How TINT automated SCA

When developing TINT, Banuba’s team had two priorities in mind: making the most realistic virtual try-on in the world and creating an automated seasonal color analysis system. And it took a lot of thinking outside the box to achieve the latter.

One of the most common issues associated with SCA is that two equally experienced makeup artist could assign different categories to the same person. This means they needed a reliable point of reference to test their algorithms. The team thought about finding such a point and had an idea. They decided to partner up with a group of portrait artists. These people had a keen eye for colors and human faces – exactly what the developers wanted.

The second step was building the initial prototype. Banuba already has a wealth of experience in face detection and tracking, as well as detecting colors. The team had the software conduct seasonal color analysis on several people and showed the results to the artists. They weren’t impressed – according to them, the results were wrong.

It turned out that the hair was the culprit. Not only could different strands have different shades, they also cast shadows that can mess up the color perception of the camera. 

Finally, the developers needed to polish the system and make sure it offers good performance and accuracy.
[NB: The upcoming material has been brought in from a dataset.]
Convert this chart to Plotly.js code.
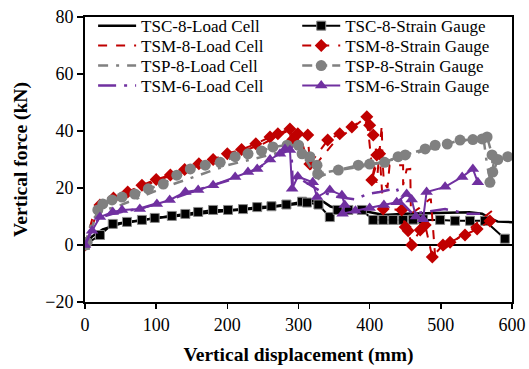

Seasonal color analysis is a complicated process to digitize. There are many factors that need to be considered, including individual’s skin tone, different aspects of each shade (saturation, warmth, hue), and even the shadows cast by the hair strands on each other. It took a lot of time and effort to do well, but the result is the only automated SCA on the market. It doesn’t require lengthy quizzes and works in seconds, offering a better user experience.